Not that she could do anything. She remembered how disappointed she had felt last year when he had accepted her dinner invitation and failed to turn up, or even phone. Jenny had sat there in her most seductive silky outfit, duck à l’orange in the oven, ready to take a risk again, and waited and waited. At last he had phoned. He’d been called to a hostage situation. Well, it was definitely a good excuse, but it didn’t do much to dispel her sense of disappointment and loss. Since then, they had been more circumspect with each other, neither willing to risk making an arrangement in case it got screwed up, but still she fretted about Banks and still, she admitted to herself, she wanted him.

The flat, desolate landscape went on and on. How on earth could anybody live in such a remote and backward spot? Jenny wondered. She saw the sign pointing east – ALDERTHORPE 1/2 MILE – and set off down the narrow unpaved track hoping to hell there was no one coming the other way. Still, the landscape was so open – hardly a tree in sight – that she could easily see someone coming from a long way away.

The half-mile seemed to go on forever, as short distances often do on country roads. Then she saw a huddle of houses ahead, and she could smell the sea through her open window, though she couldn’t see it yet. When she found herself turning left on to a paved street with bungalows on one side and rows of redbrick terrace houses on the other, she realized this must be Alderthorpe. She saw a small post office-cum-general store with a rack of newspapers fluttering in the breeze, a greengrocer’s and a butcher’s, a squat gospel hall and a mean-looking pub called the Lord Nelson, and that was it.

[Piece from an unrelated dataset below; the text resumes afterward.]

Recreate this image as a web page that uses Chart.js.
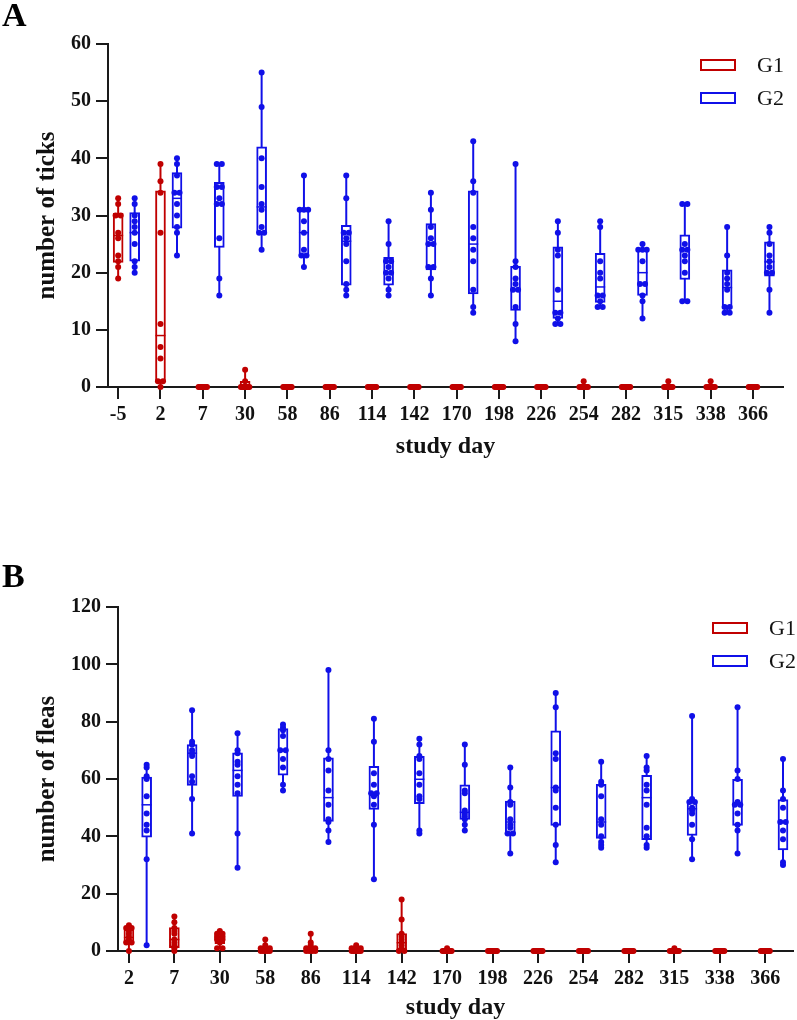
<!DOCTYPE html>
<html>
<head>
<meta charset="utf-8">
<script src="https://cdn.jsdelivr.net/npm/chart.js@4.4.0/dist/chart.umd.min.js"></script>
<style>
  body { margin: 0; background: #fff; }
  .wrap { position: relative; width: 797px; height: 1020px; }
  canvas { position: absolute; left: 0; }
  .letter { position: absolute; left: 2px; font: bold 34px/34px "Liberation Serif", serif; color: #000; }
</style>
</head>
<body>
<div class="wrap">
  <canvas id="ticksChart" width="797" height="520" style="top:0"></canvas>
  <canvas id="fleasChart" width="797" height="500" style="top:520px"></canvas>
  <div class="letter" style="top:-2px">A</div>
  <div class="letter" style="top:559px">B</div>
</div>
<script>
// ---- panel A : ticks ----
const ticksDays = ["-5", "2", "7", "30", "58", "86", "114", "142", "170", "198", "226", "254", "282", "315", "338", "366"];

const ticksG1 = [
  [33, 32, 30, 30, 27, 26, 23, 22, 21, 19],
  [39, 36, 34, 27, 11, 7, 5, 1, 1, 0],
  [0, 0, 0, 0, 0, 0, 0, 0, 0, 0],
  [3, 1, 0, 0, 0, 0, 0, 0, 0, 0],
  [0, 0, 0, 0, 0, 0, 0, 0, 0, 0],
  [0, 0, 0, 0, 0, 0, 0, 0, 0, 0],
  [0, 0, 0, 0, 0, 0, 0, 0, 0, 0],
  [0, 0, 0, 0, 0, 0, 0, 0, 0, 0],
  [0, 0, 0, 0, 0, 0, 0, 0, 0, 0],
  [0, 0, 0, 0, 0, 0, 0, 0, 0, 0],
  [0, 0, 0, 0, 0, 0, 0, 0, 0, 0],
  [1, 0, 0, 0, 0, 0, 0, 0, 0, 0],
  [0, 0, 0, 0, 0, 0, 0, 0, 0, 0],
  [1, 0, 0, 0, 0, 0, 0, 0, 0, 0],
  [1, 0, 0, 0, 0, 0, 0, 0, 0, 0],
  [0, 0, 0, 0, 0, 0, 0, 0, 0, 0],
];
// [q1, median, q3]
const ticksG1Box = [
  [21.8, 26.5, 30.4], [1, 9, 34.3], [0, 0, 0], [0, 0, 1], [0, 0, 0], [0, 0, 0],
  [0, 0, 0], [0, 0, 0], [0, 0, 0], [0, 0, 0], [0, 0, 0], [0, 0, 0],
  [0, 0, 0], [0, 0, 0], [0, 0, 0], [0, 0, 0],
];

const ticksG2 = [
  [33, 32, 30, 29, 28, 27, 25, 22, 21, 20],
  [40, 39, 37, 34, 34, 32, 30, 28, 27, 23],
  [39, 39, 35, 35, 33, 32, 32, 26, 19, 16],
  [55, 49, 40, 35, 32, 31, 28, 27, 27, 24],
  [37, 31, 31, 31, 29, 27, 24, 23, 23, 21],
  [37, 33, 27, 27, 26, 25, 22, 18, 17, 16],
  [29, 25, 22, 22, 21, 20, 20, 19, 17, 16],
  [34, 31, 28, 26, 25, 25, 21, 21, 19, 16],
  [43, 36, 34, 28, 26, 24, 22, 17, 14, 13],
  [39, 22, 21, 19, 18, 17, 17, 14, 11, 8],
  [29, 27, 24, 23, 17, 13, 13, 12, 11, 11],
  [29, 28, 22, 20, 19, 16, 16, 15, 14, 14],
  [25, 24, 24, 24, 22, 18, 18, 16, 15, 12],
  [32, 32, 25, 24, 24, 23, 22, 20, 15, 15],
  [28, 23, 20, 19, 18, 17, 14, 14, 13, 13],
  [28, 27, 25, 23, 22, 21, 20, 20, 17, 13],
];
const ticksG2Box = [
  [22, 27, 30.5], [27.8, 33, 37.5], [24.4, 32, 35.8], [27, 31.5, 42],
  [23, 27, 31.1], [17.8, 25.5, 28.3], [17.8, 20, 22.7], [20.5, 25, 28.6],
  [16.3, 25, 34.3], [13.4, 17, 21.1], [12, 15, 24.5], [14.8, 17.5, 23.4],
  [16, 20, 24.2], [18.8, 24, 26.6], [13.7, 17.4, 20.5], [19.4, 21.9, 25.4],
];

// ---- panel B : fleas ----
const fleasDays = ["2", "7", "30", "58", "86", "114", "142", "170", "198", "226", "254", "282", "315", "338", "366"];

const fleasG1 = [
  [9, 8, 8, 7, 6, 5, 4, 3, 3, 0],
  [12, 10, 8, 7, 6, 4, 3, 2, 1, 0],
  [7, 6, 6, 5, 5, 4, 4, 3, 1, 1],
  [4, 2, 1, 1, 1, 0, 0, 0, 0, 0],
  [6, 3, 2, 1, 1, 1, 0, 0, 0, 0],
  [2, 1, 1, 1, 0, 0, 0, 0, 0, 0],
  [18, 11, 6, 5, 4, 3, 2, 1, 0, 0],
  [1, 0, 0, 0, 0, 0, 0, 0, 0, 0],
  [0, 0, 0, 0, 0, 0, 0, 0, 0, 0],
  [0, 0, 0, 0, 0, 0, 0, 0, 0, 0],
  [0, 0, 0, 0, 0, 0, 0, 0, 0, 0],
  [0, 0, 0, 0, 0, 0, 0, 0, 0, 0],
  [1, 0, 0, 0, 0, 0, 0, 0, 0, 0],
  [0, 0, 0, 0, 0, 0, 0, 0, 0, 0],
  [0, 0, 0, 0, 0, 0, 0, 0, 0, 0],
];
const fleasG1Box = [
  [2.9, 4.7, 7.6], [1.2, 4, 8.2], [2.6, 4.7, 6], [0, 0.5, 1.5], [0, 1, 1.5],
  [0, 0, 1], [0, 2.9, 6.1], [0, 0, 0], [0, 0, 0], [0, 0, 0],
  [0, 0, 0], [0, 0, 0], [0, 0, 0], [0, 0, 0], [0, 0, 0],
];

const fleasG2 = [
  [65, 64, 61, 60, 54, 48, 44, 42, 32, 2],
  [84, 73, 72, 70, 69, 68, 61, 59, 53, 41],
  [76, 70, 69, 66, 65, 61, 58, 55, 41, 29],
  [79, 78, 77, 75, 70, 70, 67, 64, 58, 56],
  [98, 70, 67, 63, 56, 51, 46, 45, 42, 38],
  [81, 73, 62, 58, 55, 55, 54, 51, 44, 25],
  [74, 72, 68, 67, 62, 58, 54, 53, 42, 41],
  [72, 65, 56, 55, 49, 48, 47, 46, 44, 42],
  [64, 57, 52, 51, 46, 44, 43, 41, 41, 34],
  [90, 85, 69, 67, 57, 56, 50, 44, 37, 31],
  [66, 59, 58, 54, 46, 44, 40, 38, 37, 36],
  [68, 64, 63, 58, 56, 51, 43, 40, 37, 36],
  [82, 53, 52, 52, 50, 49, 48, 44, 39, 32],
  [85, 63, 60, 52, 51, 51, 48, 44, 42, 34],
  [67, 56, 53, 50, 45, 45, 42, 39, 31, 30],
];
const fleasG2Box = [
  [39.7, 51, 60.7], [57.8, 69, 72], [53.9, 63, 69.1], [61.3, 70, 77.6], [45.2, 53.5, 67.4],
  [49.4, 54.9, 64.4], [51.4, 59.9, 67.9], [45.9, 48.4, 58], [41.1, 45, 52.3], [43.8, 57, 76.8],
  [39.3, 45, 58.1], [38.8, 53.5, 61.3], [40.3, 49.6, 52.3], [43.8, 51, 59.9], [35.3, 45, 52.8],
];

const RED = "#c00000";
const BLUE = "#1010e8";
const AXIS = "#1a1a1a";
const FONT = '"Liberation Serif", "Times New Roman", serif';
const G2_SHIFT = 0.39;

Chart.defaults.font.family = FONT;
Chart.defaults.color = "#111";

// spread equal values sideways so they sit next to each other, like the original
function dotPoints(groups, shift) {
  const pts = [];
  groups.forEach((vals, i) => {
    const counts = {};
    vals.forEach((v) => (counts[v] = (counts[v] || 0) + 1));
    Object.keys(counts).forEach((k) => {
      const n = counts[k];
      const step = n > 1 ? Math.min(0.12, 0.2 / (n - 1)) : 0;
      for (let m = 0; m < n; m++) {
        pts.push({ x: i + shift + (m - (n - 1) / 2) * step, y: +k });
      }
    });
  });
  return pts;
}

const boxWhisker = {
  id: "boxWhisker",
  beforeDatasetsDraw(chart) {
    const { ctx, scales } = chart;
    chart.data.datasets.forEach((ds, di) => {
      if (!ds.whisker) return;
      const meta = chart.getDatasetMeta(di);
      ctx.save();
      ctx.strokeStyle = ds.borderColor;
      ctx.lineWidth = 2;
      ds.whisker.forEach((vals, j) => {
        const px = meta.data[j].x;
        ctx.beginPath();
        ctx.moveTo(px, scales.y.getPixelForValue(Math.min(...vals)));
        ctx.lineTo(px, scales.y.getPixelForValue(Math.max(...vals)));
        ctx.stroke();
      });
      ctx.restore();
    });
  },
  afterDatasetDraw(chart, args) {
    const ds = chart.data.datasets[args.index];
    if (!ds.whisker) return;
    const { ctx, scales } = chart;
    const meta = chart.getDatasetMeta(args.index);
    ctx.save();
    ctx.strokeStyle = ds.borderColor;
    ctx.lineWidth = 1.5;
    ds.medians.forEach((m, j) => {
      const el = meta.data[j];
      const py = scales.y.getPixelForValue(m);
      ctx.beginPath();
      ctx.moveTo(el.x - el.width / 2, py);
      ctx.lineTo(el.x + el.width / 2, py);
      ctx.stroke();
    });
    ctx.restore();
  },
  afterDraw(chart, args, opts) {
    const { ctx } = chart;
    chart.data.datasets.filter((d) => d.whisker).forEach((ds, k) => {
      const top = opts.y + k * opts.gap;
      ctx.save();
      ctx.strokeStyle = ds.borderColor;
      ctx.lineWidth = 2;
      ctx.strokeRect(opts.x, top, 34, 10);
      ctx.fillStyle = "#111";
      ctx.font = "22px " + FONT;
      ctx.textBaseline = "middle";
      ctx.fillText(ds.label, opts.textX, top + 6);
      ctx.restore();
    });
  },
};

function drawPanel(id, cfg) {
  const boxSet = (label, color, box, dots, shift) => ({
    type: "bar",
    label: label,
    data: box.map((b, i) => ({ x: i + shift, y: [b[0], b[2]] })),
    medians: box.map((b) => b[1]),
    whisker: dots,
    borderColor: color,
    backgroundColor: "#ffffff",
    borderWidth: 2,
    borderSkipped: false,
    grouped: false,
    maxBarThickness: 10,
    barPercentage: 1,
    categoryPercentage: 1,
    order: 2,
  });
  const dotSet = (label, color, dots, shift) => ({
    type: "scatter",
    label: label,
    data: dotPoints(dots, shift),
    backgroundColor: color,
    borderColor: color,
    pointRadius: 3,
    pointBorderWidth: 0,
    clip: false,
    order: 1,
  });

  new Chart(document.getElementById(id), {
    type: "bar",
    data: {
      datasets: [
        boxSet("G1", RED, cfg.g1Box, cfg.g1, 0),
        boxSet("G2", BLUE, cfg.g2Box, cfg.g2, G2_SHIFT),
        dotSet("G1 dots", RED, cfg.g1, 0),
        dotSet("G2 dots", BLUE, cfg.g2, G2_SHIFT),
      ],
    },
    options: {
      responsive: false,
      animation: false,
      layout: { padding: cfg.padding },
      plugins: {
        legend: { display: false },
        tooltip: { enabled: false },
        boxWhisker: cfg.legend,
      },
      scales: {
        x: {
          type: "linear",
          offset: false,
          min: -0.24,
          max: cfg.xMax,
          afterBuildTicks: (scale) => {
            scale.ticks = cfg.days.map((d, i) => ({ value: i }));
          },
          afterFit: (scale) => {
            scale.height = cfg.xHeight;
          },
          ticks: {
            autoSkip: false,
            maxRotation: 0,
            padding: 4,
            color: "#111",
            font: { size: 20, weight: "bold" },
            callback: (v) => cfg.days[v],
          },
          grid: { offset: false, drawOnChartArea: false, tickLength: 12, lineWidth: 2, color: AXIS },
          border: { color: AXIS, width: 2 },
          title: {
            display: true,
            text: "study day",
            color: "#111",
            font: { size: 24, weight: "bold", lineHeight: 1 },
            padding: 0,
          },
        },
        y: {
          min: 0,
          max: cfg.yMax,
          afterFit: (scale) => {
            scale.width = cfg.yWidth;
          },
          ticks: {
            stepSize: cfg.yStep,
            padding: 5,
            color: "#111",
            font: { size: 20, weight: "bold" },
          },
          grid: { drawOnChartArea: false, tickLength: 12, lineWidth: 2, color: AXIS },
          border: { color: AXIS, width: 2 },
          title: {
            display: true,
            text: cfg.yTitle,
            color: "#111",
            font: { size: 25, weight: "bold", lineHeight: 1 },
            padding: { top: 35, bottom: 0 },
          },
        },
      },
    },
    plugins: [boxWhisker],
  });
}

drawPanel("ticksChart", {
  days: ticksDays,
  g1: ticksG1, g1Box: ticksG1Box,
  g2: ticksG2, g2Box: ticksG2Box,
  yTitle: "number of ticks",
  yMax: 60, yStep: 10,
  xMax: 15.71,
  yWidth: 108, xHeight: 72,
  padding: { top: 44, right: 14, bottom: 61, left: 0 },
  legend: { x: 701, y: 60, gap: 33, textX: 757 },
});

drawPanel("fleasChart", {
  days: fleasDays,
  g1: fleasG1, g1Box: fleasG1Box,
  g2: fleasG2, g2Box: fleasG2Box,
  yTitle: "number of fleas",
  yMax: 120, yStep: 20,
  xMax: 14.61,
  yWidth: 118, xHeight: 69,
  padding: { top: 87, right: 2, bottom: 0, left: 0 },
  legend: { x: 713, y: 103, gap: 33, textX: 769 },
});
</script>
</body>
</html>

Jenny pulled up behind a blue Citroën outside the post office and when she got out of the car she thought she could see curtains twitching over the road, feel curious eyes on her back as she opened the post-office door. No one comes here, she imagined the people thinking. What could she possibly want? Jenny felt as if she had walked into one of those lost-village stories, the place that time forgot, and she had the illogical sense that by walking into it she was lost too, and all memory of her in the real world was gone. Silly fool, she told herself, but she shivered, and it wasn’t cold.

The bell pinged above her head, and she found herself in the kind of shop that she guessed had ceased to exist even before she was born, where jars of barley sugar rubbed shoulders with shoelaces and patent medicines on high shelves, and birthday cards stood on a rack next to the half-inch nails and tins of evaporated milk. It smelled both musty and fruity – pear drops, Jenny thought – and the light that filtered in from the street was dim and cast strips of shadow on the sales counter. There was a small post-office wicket, and the woman standing there in a threadbare brown coat turned and stared at Jenny when she entered. The postmistress herself peered around her customer and adjusted her glasses. They had clearly been having a good natter and were none too thrilled at being interrupted.

“Can I help you?” the postmistress asked.

“I wondered if you could tell me where the old Murray and Godwin houses are,” Jenny asked.

“Why would you be wanting to know that?”

“It’s to do with a job I’m doing.”

“Newspaper reporter, are you?”

“As a matter of fact, no. I’m a forensic psychologist.”

This stopped the woman in her tracks. “It’s Spurn Lane you want. Just over the street and down the lane to the sea. Last two semis. You can’t miss them. Nobody’s lived there for years.”